La réforme n'a pas transformé substantiellement ce dispositif. Elle l'a modifié sur deux aspects :
- elle a réduit le périmètre des domaines concernés par le FSP : les infrastructures dans les domaines de l'éducation et la santé ont été confiées à l'AFD ;
- elle a changé, avec l'adoption du décret n° 2000-880 du 11 septembre 2000, la procédure de décision : le Comité directeur du FAC chargé de statuer sur chacun des projets envisagés par l'administration a laissé place à deux instances distinctes : le Conseil d'orientation stratégique dont le rôle est de formuler des recommandations de caractère général « sur l'utilisation des crédits du Fonds par secteurs d'activité et par zones géographiques » et un Comité de projets appelé à se prononcer au cas par cas sur les opérations.

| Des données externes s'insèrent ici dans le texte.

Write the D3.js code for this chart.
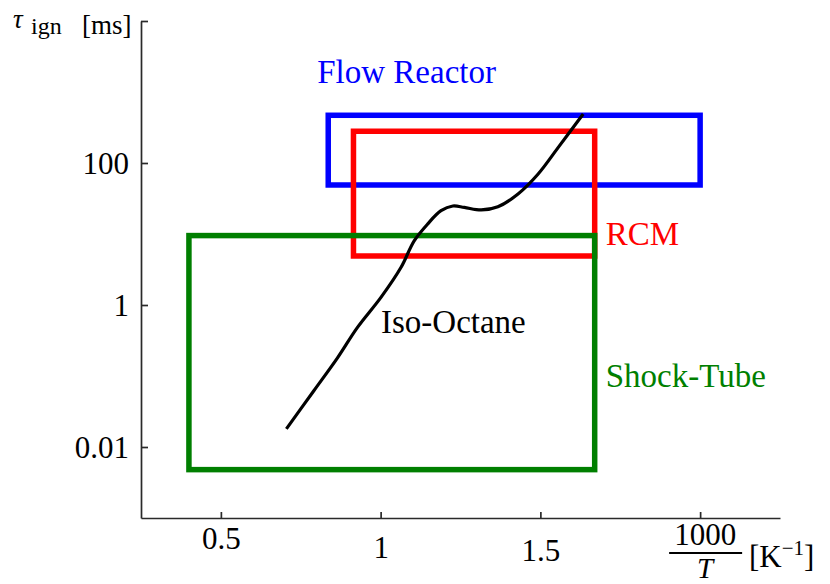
<!DOCTYPE html>
<html>
<head>
<meta charset="utf-8">
<script src="https://cdn.jsdelivr.net/npm/d3@7"></script>
<style>
    body { margin: 0; background: #fff; }
    .axis path, .axis line { stroke: #2a2a2a; stroke-width: 1.7px; }
    .box { fill: none; stroke-width: 5.5px; }
    .curve { fill: none; stroke: #000; stroke-width: 3.2px; }
</style>
</head>
<body>
<svg id="chart" width="830" height="584"></svg>
<script>
// experiment regimes (1000/T in 1/K, ignition delay in ms)
const boxNames = ["Flow Reactor", "RCM", "Shock-Tube"];
const boxColors = ["#0000ff", "#ff0000", "#007f00"];
const boxXmin = [0.836, 0.915, 0.4];
const boxXmax = [2.0, 1.67, 1.67];
const boxTmin = [49, 4.9, 0.0048];
const boxTmax = [470, 280, 9.5];

// iso-octane ignition delay curve
const curveX = [0.705, 0.791, 0.865, 0.927, 1.001, 1.064, 1.105, 1.147, 1.189, 1.226, 1.262, 1.315, 1.367, 1.430, 1.493, 1.556, 1.634];
const curveT = [0.018, 0.062, 0.18, 0.48, 1.28, 3.4, 8.0, 13.8, 21.3, 24.8, 23.7, 21.8, 24.2, 36.6, 70, 166, 490];

const xTicks = [0.5, 1, 1.5, 2];
const xTickLabels = ["0.5", "1", "1.5", ""];
const yTicks = [0.01, 1, 100, 10000];
const yTickLabels = ["0.01", "1", "100", ""];

const serif = '"Liberation Serif"';

const svg = d3.select("#chart");
const margin = { top: 21, right: 50, bottom: 66, left: 141 };
const width = 830 - margin.left - margin.right,
      height = 584 - margin.top - margin.bottom;

const x = d3.scaleLinear().domain([0.25, 2.25]).range([0, width]);
const y = d3.scaleLog().domain([0.001, 10000]).range([height, 0]);

const g = svg.append("g").attr("transform", `translate(${margin.left},${margin.top})`);

// axes, ticks pointing inward
const xAxis = g.append("g")
    .attr("class", "axis")
    .attr("transform", `translate(0,${height})`)
    .call(d3.axisBottom(x).tickValues(xTicks).tickSizeInner(-6).tickSizeOuter(0)
        .tickFormat((d, i) => xTickLabels[i]));
xAxis.attr("font-family", null).attr("font-size", null);
// labels sit at slightly different heights in the original
const xLabelBase = { 0.5: 31, 1: 40, 1.5: 43 };
xAxis.selectAll("text")
    .attr("dy", null)
    .attr("y", d => xLabelBase[d] || 40)
    .style("font-family", serif)
    .style("font-size", "31px")
    .style("fill", "#000");

const yAxis = g.append("g")
    .attr("class", "axis")
    .call(d3.axisLeft(y).tickValues(yTicks).tickSizeInner(-7).tickSizeOuter(0).tickPadding(12)
        .tickFormat((d, i) => yTickLabels[i]));
yAxis.attr("font-family", null).attr("font-size", null);
yAxis.selectAll("text")
    .attr("dy", 10)
    .style("font-family", serif)
    .style("font-size", "31px")
    .style("fill", "#000");

// regime boxes
const boxes = boxNames.map((name, i) => ({
    name: name, color: boxColors[i],
    x0: boxXmin[i], x1: boxXmax[i], t0: boxTmin[i], t1: boxTmax[i]
}));

g.selectAll("rect.box")
    .data(boxes)
    .enter()
    .append("rect")
    .attr("class", "box")
    .attr("x", d => x(d.x0))
    .attr("y", d => y(d.t1))
    .attr("width", d => x(d.x1) - x(d.x0))
    .attr("height", d => y(d.t0) - y(d.t1))
    .style("stroke", d => d.color);

// box labels
const label = (sel) => sel
    .style("font-family", serif)
    .style("font-size", "33px");

g.append("text").call(label)
    .attr("x", x(boxes[0].x0) - 11).attr("y", y(boxes[0].t1) - 32)
    .style("fill", boxes[0].color).text(boxes[0].name);
g.append("text").call(label)
    .attr("x", x(boxes[1].x1) + 11).attr("y", y(boxes[1].t0) - 11)
    .style("fill", boxes[1].color).text(boxes[1].name);
g.append("text").call(label)
    .attr("x", x(boxes[2].x1) + 11).attr("y", 366)
    .style("fill", boxes[2].color).text(boxes[2].name);

// curve
const line = d3.line()
    .x(d => x(d[0]))
    .y(d => y(d[1]))
    .curve(d3.curveCatmullRom.alpha(0.5));

g.append("path")
    .attr("class", "curve")
    .datum(curveX.map((v, i) => [v, curveT[i]]))
    .attr("d", line);

g.append("text").call(label)
    .attr("x", 240).attr("y", 312)
    .text("Iso-Octane");

// y axis title: tau_ign [ms]
svg.append("text").attr("x", 13).attr("y", 28)
    .style("font-family", serif).style("font-style", "italic").style("font-size", "27px")
    .text("τ");
svg.append("text").attr("x", 31).attr("y", 34)
    .style("font-family", serif).style("font-size", "24px")
    .text("ign");
svg.append("text").attr("x", 82).attr("y", 34)
    .style("font-family", serif).style("font-size", "27px")
    .text("[ms]");

// x axis title: 1000/T [K^-1]
const fx = margin.left + x(2) + 5;
svg.append("text").attr("x", fx).attr("y", 545).attr("text-anchor", "middle")
    .style("font-family", serif).style("font-size", "31px").text("1000");
svg.append("line").attr("x1", fx - 36).attr("x2", fx + 37).attr("y1", 553).attr("y2", 553)
    .style("stroke", "#000").style("stroke-width", 1.8);
svg.append("text").attr("x", fx).attr("y", 578).attr("text-anchor", "middle")
    .style("font-family", serif).style("font-size", "29px").style("font-style", "italic").text("T");
const kt = svg.append("text").attr("x", 749).attr("y", 567)
    .style("font-family", serif).style("font-size", "31px");
kt.append("tspan").text("[K");
kt.append("tspan").attr("dy", -12).style("font-size", "21px").text("−1");
kt.append("tspan").attr("dy", 12).text("]");
</script>
</body>
</html>
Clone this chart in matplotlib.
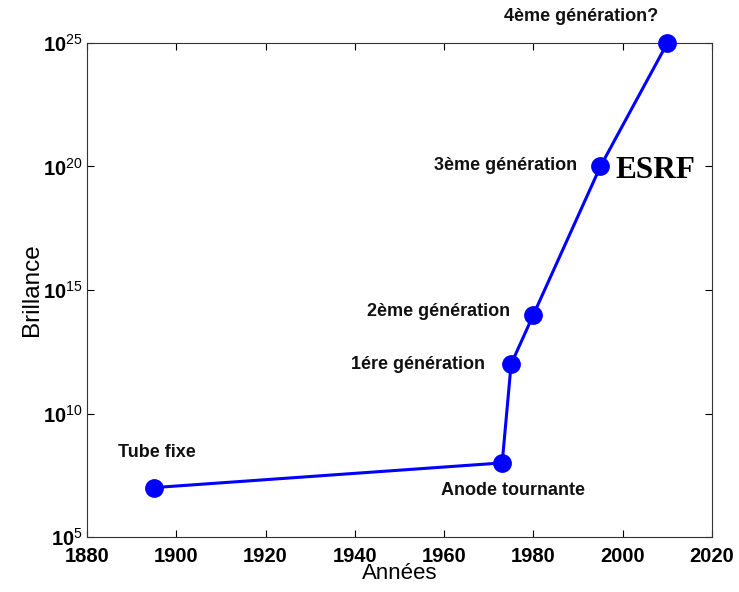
import math
import matplotlib
matplotlib.use("Agg")
import matplotlib.pyplot as plt
from matplotlib.ticker import FixedLocator, FuncFormatter, NullLocator

plt.rcParams['font.family'] = ['Liberation Sans', 'DejaVu Sans']
plt.rcParams['mathtext.fontset'] = 'custom'
plt.rcParams['mathtext.rm'] = 'Liberation Sans'
plt.rcParams['mathtext.bf'] = 'Liberation Sans:bold'

# Brillance des sources de rayons X au fil des années
annees = [1895, 1973, 1975, 1980, 1995, 2010]
brillance = [1e7, 1e8, 1e12, 1e14, 1e20, 1e25]
noms = ["Tube fixe", "Anode tournante", "1ére génération",
        "2ème génération", "3ème génération", "4ème génération?"]

x_ticks = [1880, 1900, 1920, 1940, 1960, 1980, 2000, 2020]
y_exps = [5, 10, 15, 20, 25]

fig = plt.figure(figsize=(7.39, 5.92), dpi=100)
ax = fig.add_axes([87 / 739, 55 / 592, 625 / 739, 494 / 592])

ax.plot(annees, brillance, color='#0000ff', lw=2.2, marker='o',
        markersize=12.5, markerfacecolor='#0000ff', markeredgecolor='#0000ff',
        clip_on=False, zorder=3)

ax.set_yscale('log')
ax.set_xlim(1880, 2020)
ax.set_ylim(1e5, 1e25)
ax.xaxis.set_major_locator(FixedLocator(x_ticks))
ax.yaxis.set_major_locator(FixedLocator([10.0 ** e for e in y_exps]))
ax.yaxis.set_minor_locator(NullLocator())
ax.yaxis.set_major_formatter(FuncFormatter(
    lambda v, p: r'$\mathbf{10}^{\mathrm{%d}}$' % round(math.log10(v))))

ax.tick_params(direction='in', top=True, right=True, length=5, width=0.8,
               labelsize=14.5)
ax.tick_params(axis='x', pad=7)
ax.tick_params(axis='y', pad=3)
for lab in ax.get_xticklabels():
    lab.set_fontweight('bold')
for sp in ax.spines.values():
    sp.set_linewidth(0.8)
    sp.set_color('#333333')

ax.set_xlabel("Années", fontsize=16, labelpad=-2)
ax.set_ylabel("Brillance", fontsize=17.5, labelpad=0)

# étiquettes des points
kw = dict(fontsize=13, fontweight='bold', color='#111111')
ax.annotate(noms[0], (annees[0], brillance[0]), xytext=(2, 25),
            textcoords='offset points', ha='center', va='center', **kw)
ax.annotate(noms[1], (annees[1], brillance[1]), xytext=(8, -20),
            textcoords='offset points', ha='center', va='center', **kw)
ax.annotate(noms[2], (annees[2], brillance[2]), xytext=(-19, 0),
            textcoords='offset points', ha='right', va='center', **kw)
ax.annotate(noms[3], (annees[3], brillance[3]), xytext=(-17, 2),
            textcoords='offset points', ha='right', va='center', **kw)
ax.annotate(noms[4], (annees[4], brillance[4]), xytext=(-17, 1),
            textcoords='offset points', ha='right', va='center', **kw)
ax.annotate(noms[5], (annees[5], brillance[5]), xytext=(-62, 19),
            textcoords='offset points', ha='center', va='center', **kw)
ax.annotate("ESRF", (annees[4], brillance[4]), xytext=(11, -3),
            textcoords='offset points', ha='left', va='center',
            fontsize=22.5, fontweight='bold', family='Liberation Serif')

fig.savefig("out.png", dpi=100, facecolor='white')
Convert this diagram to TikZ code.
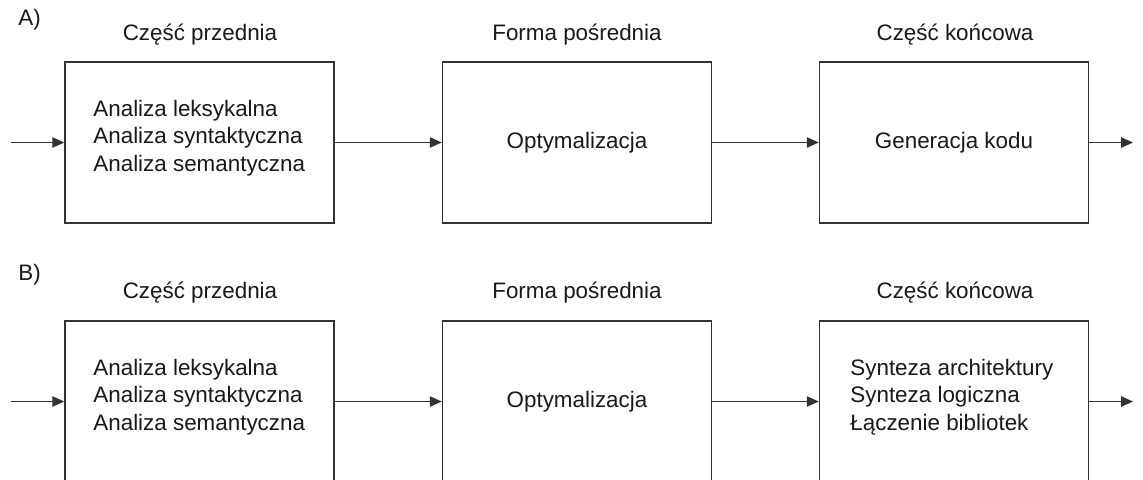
\documentclass[tikz,border=0pt]{standalone}
\usepackage{fontspec}
\setmainfont{Liberation Sans}
\usetikzlibrary{arrows.meta}
\begin{document}
\begin{tikzpicture}[x=0.5pt,y=-0.5pt,
  stage/.style={draw=black!80, line width=0.7pt, minimum width=134.5pt, minimum height=80.5pt, inner sep=0pt},
  flow/.style={draw=black!80, line width=0.7pt, -{Triangle[length=6pt,width=5.2pt]}},
  lbl/.style={font=\fontsize{11.2pt}{13.6pt}\selectfont, text=black!90, inner sep=0pt},
  steps/.style={lbl, align=left, anchor=west}]
\useasboundingbox (0,0) rectangle (1143,479);
\clip (0,0) rectangle (1143,479);
\fill[white] (0,0) rectangle (1143,479);

% ---- variant A: software compiler ----
\node[lbl, anchor=west] (la) at (18,20) {A)};
\node[lbl] (ta1) at (200,35) {Część przednia};
\node[lbl] (ta2) at (577,35) {Forma pośrednia};
\node[lbl] (ta3) at (955,35) {Część końcowa};

\node[stage] (a1) at (199.5,142.5) {};
\node[stage] (a2) at (577,142.5) {};
\node[stage] (a3) at (954,142.5) {};

\node[steps] (sa1) at (93,138) {Analiza leksykalna\\Analiza syntaktyczna\\Analiza semantyczna};
\node[lbl] (sa2) at (577,143) {Optymalizacja};
\node[lbl] (sa3) at (954,143) {Generacja kodu};

\coordinate (ina) at (11,142.5);
\coordinate (outa) at (1133,142.5);
\draw[flow] (ina) -- (a1.west);
\draw[flow] (a1.east) -- (a2.west);
\draw[flow] (a2.east) -- (a3.west);
\draw[flow] (a3.east) -- (outa);

% ---- variant B: hardware synthesis ----
\node[lbl, anchor=west] (lb) at (18,275) {B)};
\node[lbl] (tb1) at (200,293) {Część przednia};
\node[lbl] (tb2) at (577,293) {Forma pośrednia};
\node[lbl] (tb3) at (955,293) {Część końcowa};

\node[stage] (b1) at (199.5,401.5) {};
\node[stage] (b2) at (577,401.5) {};
\node[stage] (b3) at (954,401.5) {};

\node[steps] (sb1) at (93,397) {Analiza leksykalna\\Analiza syntaktyczna\\Analiza semantyczna};
\node[lbl] (sb2) at (577,402) {Optymalizacja};
\node[steps] (sb3) at (850,397) {Synteza architektury\\Synteza logiczna\\Łączenie bibliotek};

\coordinate (inb) at (11,401.5);
\coordinate (outb) at (1133,401.5);
\draw[flow] (inb) -- (b1.west);
\draw[flow] (b1.east) -- (b2.west);
\draw[flow] (b2.east) -- (b3.west);
\draw[flow] (b3.east) -- (outb);
\end{tikzpicture}
\end{document}
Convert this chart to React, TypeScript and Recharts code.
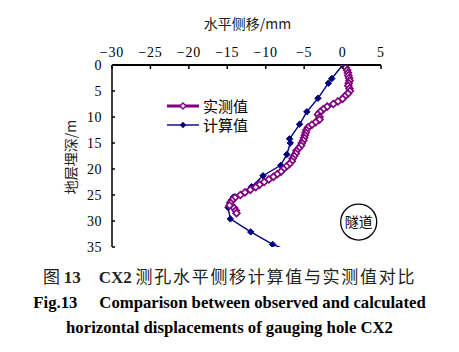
import React from 'react';
import { LineChart, Line, XAxis, YAxis, ReferenceDot } from 'recharts';

// 实测值：深度 / 水平侧移
const measuredDepth = [
  0, 0.5, 1, 1.5, 2, 2.5, 3, 3.5, 4, 4.5, 5, 5.5, 6, 6.5, 7, 7.5, 8, 8.5, 9, 9.5,
  10, 10.5, 11, 11.5, 12, 12.5, 13, 13.5, 14, 14.5, 15, 15.5, 16, 16.5, 17, 17.5,
  18, 18.5, 19, 19.5, 20, 20.5, 21, 21.5, 22, 22.5, 23, 23.5, 24, 24.5, 25, 25.5,
  26, 26.5, 27, 27.5, 28, 28.5,
];
const measuredDisp = [
  0.1, 0.4, 0.6, 0.7, 0.75, 0.85, 0.9, 0.8, 0.75, 0.9, 0.95, 0.7, 0.3, 0.0, -0.6, -1.2,
  -2.0, -2.5, -2.9, -3.2, -3.0, -3.0, -3.5, -4.0, -4.5, -4.7, -4.8, -4.9, -5.0, -5.1,
  -5.3, -5.4, -5.7, -6.0, -6.1, -6.3, -6.5, -6.6, -6.9, -7.3, -7.7, -8.0, -8.5, -9.0,
  -9.6, -10.2, -10.8, -11.3, -12.0, -12.7, -13.3, -14.0, -14.4, -14.6, -14.7, -14.1,
  -13.9, -13.8,
];

// 计算值
const calcDepth = [0, 2.6, 3.5, 6.4, 9.0, 11.4, 14.2, 15.0, 17.2, 19.3, 21.3, 23.4, 25.4, 27.4, 29.6, 32.1, 34.5, 35.8];
const calcDisp = [0, -1.4, -1.85, -3.2, -4.65, -5.6, -6.9, -6.8, -7.25, -8.05, -10.35, -11.85, -14.2, -14.9, -14.6, -11.95, -9.1, -6.9];

const xTicks = [-30, -25, -20, -15, -10, -5, 0, 5];
const yTicks = [0, 5, 10, 15, 20, 25, 30, 35];

const measured = measuredDepth.map((d, i) => ({ depth: d, disp: measuredDisp[i] }));
const calculated = calcDepth.map((d, i) => ({ depth: d, disp: calcDisp[i] }));

const serif = '"Liberation Serif", "Times New Roman", serif';
const cjk = '"Noto Sans CJK SC", sans-serif';

const diamond = (cx: number, cy: number, r: number) =>
  `M${cx},${cy - r}L${cx + r},${cy}L${cx},${cy + r}L${cx - r},${cy}Z`;

const HollowDot = (props: any) => {
  const { cx, cy, index } = props;
  if (cx == null || cy == null) return <g key={index} />;
  return <path key={index} d={diamond(cx, cy, 3.4)} fill="#fff" stroke="#800080" strokeWidth={1.7} />;
};

const FilledDot = (props: any) => {
  const { cx, cy, index } = props;
  if (cx == null || cy == null || index === calculated.length - 1) return <g key={index} />;
  return <path key={index} d={diamond(cx, cy, 3.2)} fill="#000080" stroke="#000080" />;
};

const fmt = (v: number) => (v < 0 ? `\u2212${Math.abs(v)}` : `${v}`);

const TopTick = (props: any) => {
  const { x, y, payload } = props;
  return (
    <g>
      <line x1={x} y1={y} x2={x} y2={y + 4} stroke="#000" strokeWidth={1.5} />
      <text x={x} y={y - 8} textAnchor="middle" fontSize={14} letterSpacing={0.8} fontFamily={serif} fill="#000">
        {fmt(payload.value)}
      </text>
    </g>
  );
};

const LeftTick = (props: any) => {
  const { x, y, payload } = props;
  return (
    <g>
      <line x1={x} y1={y} x2={x + 3} y2={y} stroke="#000" strokeWidth={1.5} />
      <text x={x - 10} y={y + 4.5} textAnchor="end" fontSize={14} letterSpacing={0.5} fontFamily={serif} fill="#000">
        {payload.value}
      </text>
    </g>
  );
};

const LegendBox = () => (
  <svg width={100} height={40} style={{ position: 'absolute', left: 160, top: 96 }}>
    <line x1={7} y1={10} x2={39} y2={10} stroke="#800080" strokeWidth={3} />
    <path d={diamond(23, 10, 3)} fill="#fff" stroke="#800080" strokeWidth={1.4} />
    <text x={43} y={15.5} fontSize={15} fontFamily={cjk} fill="#000">实测值</text>
    <line x1={7} y1={29} x2={39} y2={29} stroke="#000080" strokeWidth={1.4} />
    <path d={diamond(23, 29, 3.2)} fill="#000080" />
    <text x={43} y={34.5} fontSize={15} fontFamily={cjk} fill="#000">计算值</text>
  </svg>
);

export default function App() {
  return (
    <div style={{ position: 'absolute', left: 0, top: 0, width: 459, height: 352, background: '#fff' }}>
      <div style={{ position: 'absolute', left: 0, top: 14, width: 459, paddingLeft: 36, boxSizing: 'border-box', textAlign: 'center', fontFamily: cjk, fontSize: 14, lineHeight: '18px', color: '#222' }}>
        水平侧移/mm
      </div>
      <div style={{ position: 'absolute', left: 70, top: 157, transform: 'translate(-50%, -50%) rotate(-90deg)', whiteSpace: 'nowrap', fontFamily: cjk, fontSize: 14, color: '#222' }}>
        地层埋深/m
      </div>
      <LineChart width={459} height={352} margin={{ top: 45, right: 78, bottom: 105, left: 82 }}>
        <XAxis
          type="number"
          dataKey="disp"
          orientation="top"
          domain={[-30, 5]}
          ticks={xTicks}
          interval={0}
          axisLine={{ stroke: '#000', strokeWidth: 2 }}
          tickLine={false}
          tickSize={0}
          tickMargin={0}
          tick={<TopTick />}
          height={20}
        />
        <YAxis
          type="number"
          dataKey="depth"
          reversed
          domain={[0, 35]}
          allowDataOverflow
          ticks={yTicks}
          interval={0}
          axisLine={{ stroke: '#000', strokeWidth: 1.5 }}
          tickLine={false}
          tickSize={0}
          tickMargin={0}
          tick={<LeftTick />}
          width={30}
        />
        <Line
          data={calculated}
          dataKey="depth"
          name="计算值"
          stroke="#000080"
          strokeWidth={1.4}
          dot={FilledDot}
          isAnimationActive={false}
        />
        <Line
          data={measured}
          dataKey="depth"
          name="实测值"
          stroke="#800080"
          strokeWidth={3.5}
          dot={HollowDot}
          isAnimationActive={false}
        />
        <ReferenceDot
          x={2.1}
          y={30.2}
          r={18}
          fill="#fff"
          stroke="#000"
          strokeWidth={1.3}
          label={{ value: '隧道', position: 'center', fontSize: 14, fontFamily: cjk, fill: '#000' }}
        />
      </LineChart>
      <LegendBox />
      <div style={{ position: 'absolute', left: 0, top: 264, width: 459, textAlign: 'center', fontSize: 17, lineHeight: '24px', color: '#222', fontFamily: cjk }}>
        图 <b style={{ fontFamily: serif }}>13</b>
        <span style={{ display: 'inline-block', width: 18 }} />
        <b style={{ fontFamily: serif }}>CX2</b>{' '}
        <span style={{ letterSpacing: 1.7 }}>测孔水平侧移计算值与实测值对比</span>
      </div>
      <div style={{ position: 'absolute', left: 0, top: 290, width: 459, textAlign: 'center', fontFamily: serif, fontWeight: 'bold', fontSize: 16.7, lineHeight: '25px', color: '#000' }}>
        Fig.13<span style={{ display: 'inline-block', width: 22 }} />Comparison between observed and calculated
        <br />
        horizontal displacements of gauging hole CX2
      </div>
    </div>
  );
}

L'évolution du FSP suscite une certaine préoccupation à cinq titres :
- d'abord, comme le soulignait notre collègue Michel Charasse devant la commission des finances, lors de sa présentation des crédits consacrés à l'aide publique au développement dans le cadre du projet de budget pour 2001, la concentration du FSP sur les secteurs institutionnels et de souveraineté risque d'exposer les crédits afférents à la censure du contrôleur financier, dans la mesure où ils relèvent davantage des dépenses d'intervention du titre IV que des subventions d'investissement du titre VI ;
- ensuite, le pouvoir de contrôle des parlementaires qui s'exerçait auparavant dans le cadre du comité directeur s'est trouvé affaibli : ils sont désormais représentés au sein du comité d'orientation stratégique mais non au sein du comité de projets ;
- surtout, l'évolution de l'enveloppe du FSP ne laisse pas d'inquiéter ; les dotations inscrites en loi de finances connaissent une érosion continue depuis plusieurs années ; en outre, cette enveloppe apparaît la cible privilégiée des mesures de régulation décidées par Bercy en cours d'année : ainsi, en 1999, l'annulation de 250 millions de francs d'autorisations de programme avait ramené la dotation initiale du FSP destinée aux pays de la ZSP à 60 % de sa valeur initiale ; la vocation du FSP à servir de « variable d'ajustement » des économies budgétaires s'est ainsi confirmée au fil des années ;
- cette évolution apparaît d'autant plus préoccupante que les crédits du FSP destinés en principe aux pays de la ZSP peuvent être mobilisés pour des opérations hors de cette zone , en particulier dans le cadre des opérations de reconstruction dans les Balkans 5 ( * ) ;
- enfin, la mise en oeuvre des projets souffre encore de nombreux retards ; ainsi, la durée prévue des projets en cours, de l'ordre de 35 mois, se trouve prolongée en moyenne de 11 mois. Ces délais interviennent à plusieurs niveaux : entre la décision du comité directeur et la signature des conventions de financement (cinq à six mois séparent parfois ces deux étapes), mais aussi entre la décision d'attribution des fonds et le déblocage effectif des crédits. L'impéritie des administrations locales ne saurait toujours exonérer notre pays de ses propres responsabilités dans ces retards : évaluation insuffisante des projets, lourdeur du circuit de décision, régulation budgétaire dont les effets conduisent souvent à paralyser une opération. Or, il faut y insister, l'intérêt même d'une intervention peut se trouver compromis lorsque l'exécution prend un retard excessif.
* 5 Le décret du 11 septembre 2000 reconnaît ainsi au FSP la possibilité de « financer à titre exceptionnel des opérations d'aide et de coopération situées, le cas échéant, hors de la ZSP ».